Do  stay for tea and coffee: ‘As many nonconformists together as you can shake a bishop’s crozier at’

Paul Kerensa gets together in Nailsworth

In my day job as a stand-up (well, evening job), I tour the land doing comedy shows for churches – which this week led me to the delightful Cotswold town of Nailsworth. Winding down the zig-zag road into the valley, I found this picture-postcard epitome of English country life. It’s what Americans probably think all our villages are like: grey stone buildings, an old clock tower, quiet quaint independent shops and restaurants, surrounded by woodland aplenty. Oh, and a wonderful old United Reformed church (pictured) – my destination for the evening.

But when is a URC not a URC? When it’s an LEP, perhaps? This local ecumenical partnership is a place where URC, Baptist and Methodist all worship as one: as many nonconformist backgrounds as you can shake a bishop’s crozier at, all joining to nonconform together.

I began the show asking the audience who attended this church – a nice cheer. I asked who was in from other denominations, and the same people cheered.

Each Sunday in this Gloucestershire church, Baptists, Methodists and URCists (I know they’re not called that) all gather as, well, Christians. Or even, for those early in their faith journey, just ‘people’. Their minister happens to be Baptist by background – the building’s the same, a beautiful 1830s Baptist chapel with gallery. For nearly two centuries, Methodists and URC members have found a home here, turning Shortwood Baptist Chapel into Christ Church Nailsworth.

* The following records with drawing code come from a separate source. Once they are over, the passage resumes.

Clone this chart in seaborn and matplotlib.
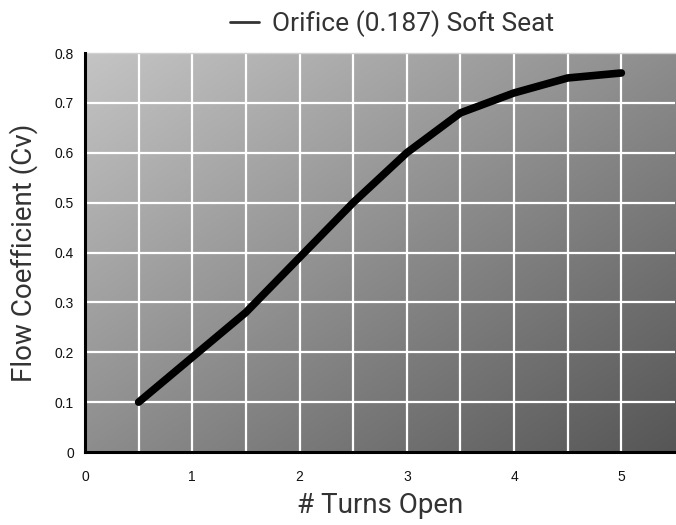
import numpy as np
import pandas as pd
import matplotlib
matplotlib.use("Agg")
import matplotlib.pyplot as plt
import seaborn as sns

# Data
turns_open = [0.5, 1.0, 1.5, 2.0, 2.5, 3.0, 3.5, 4.0, 4.5, 5.0]
flow_cv = [0.10, 0.19, 0.28, 0.39, 0.50, 0.60, 0.68, 0.72, 0.75, 0.76]
series_name = "Orifice (0.187) Soft Seat"

x_ticks = [0, 1, 2, 3, 4, 5]
y_ticks = [0, 0.1, 0.2, 0.3, 0.4, 0.5, 0.6, 0.7, 0.8]

df = pd.DataFrame({"Turns": turns_open, "Cv": flow_cv, "Series": series_name})

sns.set_style("white")
plt.rcParams['font.family'] = ['Liberation Sans', 'DejaVu Sans']
label_font = ["Roboto", "DejaVu Sans"]

fig = plt.figure(figsize=(6.76, 5.25), dpi=100)
ax = fig.add_axes([0.1257, 0.139, 0.8728, 0.760])

# diagonal grey gradient background, light top-left to dark bottom-right
g = np.linspace(0, 1, 256)
gx, gy = np.meshgrid(g, g)
grad = (gx + gy) / 2
ax.imshow(grad, cmap=matplotlib.colors.LinearSegmentedColormap.from_list("bg", ["#c4c4c4", "#565656"]),
          extent=[0, 1, 0, 1], transform=ax.transAxes, aspect="auto", zorder=0, origin="upper")

sns.lineplot(data=df, x="Turns", y="Cv", hue="Series", palette=["black"],
             linewidth=5.5, ax=ax, zorder=3, legend=True)
for ln in ax.lines:
    ln.set_solid_capstyle("round")
    ln.set_solid_joinstyle("round")

ax.set_xlim(0, 5.5)
ax.set_ylim(0, 0.8)
ax.set_xticks(x_ticks)
ax.set_xticklabels([str(t) for t in x_ticks])
ax.set_xticks(np.arange(0, 5.51, 0.5), minor=True)
ax.set_yticks(y_ticks)
ax.set_yticklabels(["0" if t == 0 else f"{t:.1f}" for t in y_ticks])

# white grid
for xv in np.arange(0.5, 5.01, 0.5):
    ax.axvline(xv, color="white", lw=1.6, zorder=1)
for yv in y_ticks[1:-1]:
    ax.axhline(yv, color="white", lw=1.6, zorder=1)

for s in ["left", "bottom"]:
    ax.spines[s].set_color("black")
    ax.spines[s].set_linewidth(2.2)
    ax.spines[s].set_zorder(4)
ax.spines["top"].set_color("#d0d0d0")
ax.spines["top"].set_linewidth(1)
ax.spines["right"].set_visible(False)

ax.tick_params(axis="both", which="both", direction="out", color="black",
               width=1.5, labelsize=10, labelcolor="#111111")
ax.tick_params(axis="both", which="major", length=4)
ax.tick_params(axis="x", which="minor", length=4)
ax.tick_params(axis="x", which="major", pad=9)
ax.tick_params(axis="y", which="major", pad=4)

ax.set_xlabel("# Turns Open", fontsize=20, color="#333333", family=label_font, labelpad=6)
ax.set_ylabel("Flow Coefficient (Cv)", fontsize=20, color="#333333", family=label_font, labelpad=12)

leg = ax.legend(loc="lower center", bbox_to_anchor=(0.52, 1.0), frameon=False,
                prop={"family": label_font, "size": 19}, labelcolor="#333333",
                handlelength=1.1, handletextpad=0.5, borderaxespad=0.2)
for h in leg.legend_handles:
    h.set_linewidth(2)
    h.set_color("#333333")

fig.savefig("out.png", dpi=100)
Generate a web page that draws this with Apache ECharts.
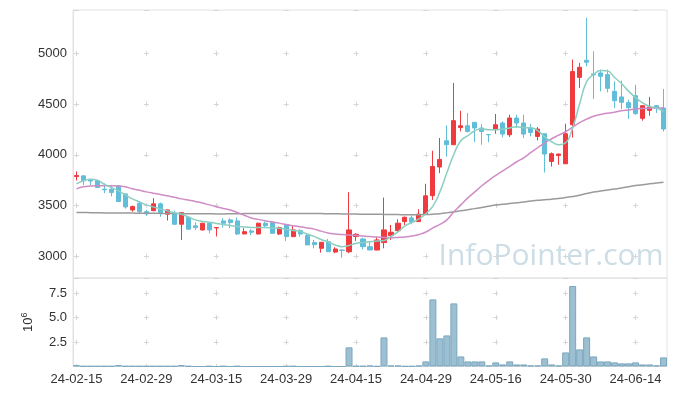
<!DOCTYPE html>
<html><head><meta charset="utf-8">
<script src="https://cdn.jsdelivr.net/npm/echarts@6/dist/echarts.min.js"></script>
<style>html,body{margin:0;padding:0;background:#fff}#c{width:677px;height:396px}</style>
</head><body><div id="c"></div>
<script>
const dates = ['24-02-15','24-02-16','24-02-19','24-02-20','24-02-21','24-02-22','24-02-23','24-02-26','24-02-27','24-02-28','24-02-29',
'24-03-04','24-03-05','24-03-06','24-03-07','24-03-08','24-03-11','24-03-12','24-03-13','24-03-14','24-03-15',
'24-03-18','24-03-19','24-03-20','24-03-21','24-03-22','24-03-25','24-03-26','24-03-27','24-03-28','24-03-29',
'24-04-01','24-04-02','24-04-03','24-04-04','24-04-05','24-04-08','24-04-09','24-04-11','24-04-12','24-04-15',
'24-04-16','24-04-17','24-04-18','24-04-19','24-04-22','24-04-23','24-04-24','24-04-25','24-04-26','24-04-29',
'24-04-30','24-05-02','24-05-03','24-05-07','24-05-08','24-05-09','24-05-10','24-05-13','24-05-14','24-05-16',
'24-05-17','24-05-20','24-05-21','24-05-22','24-05-23','24-05-24','24-05-27','24-05-28','24-05-29','24-05-30',
'24-05-31','24-06-03','24-06-04','24-06-05','24-06-07','24-06-10','24-06-11','24-06-12','24-06-13','24-06-14',
'24-06-17','24-06-18','24-06-19','24-06-20'];

const openP  = [3786,3793,3750,3747,3662,3662,3695,3615,3457,3524,3440,3450,3517,3415,3425,3316,3385,3300,3260,3326,
3280,3349,3359,3349,3220,3250,3220,3326,3336,3220,3309,3194,3253,3204,3135,3079,3144,3042,3062,3045,
3194,3171,3095,3062,3135,3204,3253,3342,3378,3342,3418,3598,3880,4139,4100,4270,4287,4320,4265,4200,
4248,4314,4198,4363,4314,4265,4182,4208,3935,3994,3912,4297,4764,4933,4798,4808,4791,4626,4571,4515,
4583,4360,4439,4485,4462];
const closeP = [3796,3744,3742,3678,3655,3628,3540,3487,3490,3440,3418,3517,3425,3457,3316,3430,3267,3283,3326,3260,
3283,3326,3332,3220,3243,3237,3326,3302,3227,3283,3194,3260,3220,3112,3115,3138,3045,3072,3058,3260,
3217,3095,3062,3161,3260,3237,3326,3385,3336,3415,3596,3885,3955,4100,4337,4287,4231,4265,4231,4198,
4297,4205,4363,4314,4205,4221,4254,4008,4011,4008,4208,4821,4863,4913,4788,4774,4656,4534,4518,4465,
4406,4485,4472,4458,4255];
const lowP   = [3747,3701,3700,3675,3622,3590,3535,3470,3440,3425,3398,3445,3390,3352,3312,3161,3267,3260,3253,3227,
3195,3283,3277,3210,3220,3210,3217,3277,3220,3210,3151,3188,3194,3112,3079,3036,3045,3030,2985,3030,
3151,3069,3062,3060,3079,3161,3243,3309,3316,3340,3415,3556,3820,3984,4100,4231,4221,4126,4100,4125,
4208,4172,4175,4265,4166,4182,4142,3826,3885,3902,3910,4170,4660,4873,4551,4626,4616,4462,4452,4354,
4396,4337,4386,4413,4231];
const highP  = [3836,3795,3760,3750,3720,3704,3702,3620,3500,3540,3457,3573,3530,3460,3450,3432,3390,3336,3330,3330,
3285,3375,3375,3382,3277,3267,3332,3342,3340,3293,3316,3302,3267,3227,3161,3140,3171,3089,3066,3632,
3227,3184,3151,3188,3579,3309,3365,3391,3401,3464,3715,4040,4166,4290,4709,4435,4413,4325,4304,4202,
4403,4330,4396,4396,4396,4304,4274,4210,4024,4011,4307,4939,4907,5352,5021,4841,4841,4725,4732,4544,
4692,4485,4571,4485,4650];

const ma5 = [3714,3744,3759,3749,3709,3680,3645,3606,3566,3536,3507,3487,3467,3448,3428,3413,3388,3359,
3344,3336,3324,3314,3304,3294,3289,3285,3283,3283,3280,3277,3265,3255,3245,3220,
3196,3166,3141,3112,3095,3107,3128,3136,3144,3151,3156,3196,3240,3299,3334,3369,3420,
3494,3635,3823,4006,4139,4189,4238,4258,4248,4248,4253,4265,4277,4268,
4268,4238,4178,4129,4100,4119,4268,4503,4722,4792,4831,4826,4762,4703,4628,4564,4513,4478,4462,4429];

const ma20 = [3665,3685,3692,3695,3695,3695,3692,3685,3665,3650,3635,3622,3610,3596,3581,3566,3556,3541,3525,3507,
3489,3472,3457,3432,3405,3378,3364,3351,3339,3327,3314,3301,3291,3280,3268,3248,3230,3220,3214,3210,
3205,3199,3194,3189,3186,3184,3186,3191,3200,3215,3240,3280,3314,3359,3438,3507,3576,3635,3695,3749,
3798,3843,3887,3932,3971,4021,4070,4119,4159,4194,4228,4273,4317,4352,4381,4398,4411,4421,4434,4443,
4452,4457,4460,4462,4462];

const maLong = [3432,3431,3430,3429,3428,3428,3427,3426,3426,3425,3425,3424,3423,3422,3421,3421,3420,3420,3419,3419,
3418,3418,3419,3420,3421,3421,3422,3422,3423,3423,3423,3423,3423,3422,3422,3421,3420,3419,3418,3417,
3416,3415,3414,3414,3413,3412,3411,3410,3409,3410,3412,3415,3420,3428,3438,3448,3459,3470,3482,3494,
3505,3513,3520,3528,3536,3545,3553,3558,3563,3570,3580,3590,3602,3618,3633,3643,3653,3663,3673,3685,
3697,3706,3714,3722,3730];

// volume in millions
const volume = [0.14,0.04,0.04,0.04,0.04,0.04,0.14,0.04,0.04,0.04,0.04,0.04,0.04,0.04,0.04,0.15,0.04,0,0,0.04,
0,0.04,0,0.04,0,0,0,0,0,0,0.04,0.04,0,0,0,0,0.04,0,0,1.96,
0.05,0.05,0.1,0.03,2.98,0.1,0.1,0.03,0.03,0.1,0.52,6.87,2.88,3.18,6.46,1.03,0.52,0.52,0.52,0.11,
0.42,0.21,0.52,0.21,0.21,0.11,0.11,0.83,0.21,0.11,1.44,8.24,1.75,2.98,1.03,0.52,0.52,0.42,0.32,0.32,
0.42,0.21,0.21,0.11,0.93];

const UP = '#ef3a3f', DOWN = '#62bdd8', GRID = '#e2e2e2', MARK = '#d6d6d6';
const chart = echarts.init(document.getElementById('c'), null, {renderer:'canvas'});
const candleData = dates.map((d,i)=>[openP[i], closeP[i], lowP[i], highP[i]]);
const lbl = {color:'#333', fontSize:13, fontFamily:'Liberation Sans, Arial, sans-serif'};

chart.setOption({
  animation:false,
  graphic:[{type:'text', left:null, x:551, y:256, z:-1, style:{text:'InfoPointer.com', fill:'rgba(170,198,214,0.6)', font:'30px "Open Sans", sans-serif', textAlign:'center', textVerticalAlign:'middle'}}],
  grid:[
    {left:73, top:10, width:594, height:268, show:true, borderColor:GRID, borderWidth:1},
    {left:73, top:278, width:594, height:88.5, show:true, borderColor:GRID, borderWidth:1}
  ],
  xAxis:[
    {type:'category', gridIndex:0, data:dates, boundaryGap:true,
     axisLine:{show:false}, axisTick:{show:false}, axisLabel:{show:false, interval:9},
     splitLine:{show:true, interval:9, alignWithLabel:true, lineStyle:{color:MARK, width:1, type:[5,45.72], dashOffset:9.80}}},
    {type:'category', gridIndex:1, data:dates, boundaryGap:true,
     axisLine:{show:true, lineStyle:{color:GRID}}, axisTick:{show:false},
     axisLabel:Object.assign({interval:9, margin:6}, lbl),
     splitLine:{show:true, interval:9, alignWithLabel:true, lineStyle:{color:MARK, width:1, type:[5,19.42], dashOffset:11.68}}}
  ],
  yAxis:[
    {type:'value', gridIndex:0, min:2786, max:5428, splitNumber:5, scale:true,
     axisLine:{show:true, lineStyle:{color:GRID}}, axisTick:{show:false},
     axisLabel:Object.assign({margin:6, formatter:v=> (Math.abs(v%500)<1e-6 ? String(v) : '')}, lbl),
     splitLine:{show:true, lineStyle:{color:MARK, width:1, type:[5,64.88], dashOffset:68.88}}},
    {type:'value', gridIndex:1, min:0, max:9.06, interval:2.5,
     name:'{a|10}{b|6}', nameLocation:'middle', nameRotate:90, nameGap:36,
     nameTextStyle:{rich:{a:{fontSize:13, color:'#333', fontFamily:'Liberation Sans, Arial, sans-serif'}, b:{fontSize:9, color:'#333', verticalAlign:'top', padding:[0,0,8,0], fontFamily:'Liberation Sans, Arial, sans-serif'}}},
     axisLine:{show:true, lineStyle:{color:GRID}}, axisTick:{show:false},
     axisLabel:Object.assign({margin:6, formatter:v=> (v>0 && Math.abs(v/2.5-Math.round(v/2.5))<1e-6 ? v.toFixed(1) : '')}, lbl),
     splitLine:{show:true, lineStyle:{color:MARK, width:1, type:[5,64.88], dashOffset:68.88}}}
  ],
  series:[
    {type:'candlestick', xAxisIndex:0, yAxisIndex:0, data:candleData, barWidth:'66%',
     itemStyle:{color:UP, color0:DOWN, borderColor:UP, borderColor0:DOWN, borderWidth:1}},
    {type:'line', xAxisIndex:0, yAxisIndex:0, data:maLong, smooth:true, showSymbol:false, lineStyle:{color:'#9a9a9a', width:1.5}},
    {type:'line', xAxisIndex:0, yAxisIndex:0, data:ma20, smooth:true, showSymbol:false, lineStyle:{color:'#cf8cc6', width:1.5}},
    {type:'line', xAxisIndex:0, yAxisIndex:0, data:ma5, smooth:true, showSymbol:false, lineStyle:{color:'#8bcfc2', width:1.5}},
    {type:'bar', xAxisIndex:1, yAxisIndex:1, data:volume, barCategoryGap:'0%',
     itemStyle:{color:'#9cc0d2', borderColor:'#7ba6bd', borderWidth:1}}
  ]
});
</script></body></html>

What a lovely lot they are too. There at the comedy show, I encouraged cheers from the Baptists, cheers from the Methodists, cheers from the URCs. The interval included a few jolly complaints that I didn’t get Catholics to cheer too. I didn’t know they were in! (The Anglicans cheered too, once I’d handed around sheets with their cheers printed for them in bold.)

In the case of Nailsworth, those three denominations all muck in together, all services for all. It’s a single congregation LEP. The Churches Together website states that ‘The uniqueness and creativity of each LEP should… be expressed in its Ecumenical Vision Statement’. I like that recognition that each merger will be one-of-a-kind. What did Jesus say? ‘Where two or three gather in my name…’ Well, each two or three will be different, offering diverse gifts, making each gathering unique in flavour.

Elsewhere across the country there are shared church buildings, or those who loan a service here and there. A church near me in Guildford alternates Sundays: mostly Church of England, but some weeks the Methodists take over, and occasionally it’s Orthodox. Mass spiritual catering! (With Mass, probably, sometimes too.)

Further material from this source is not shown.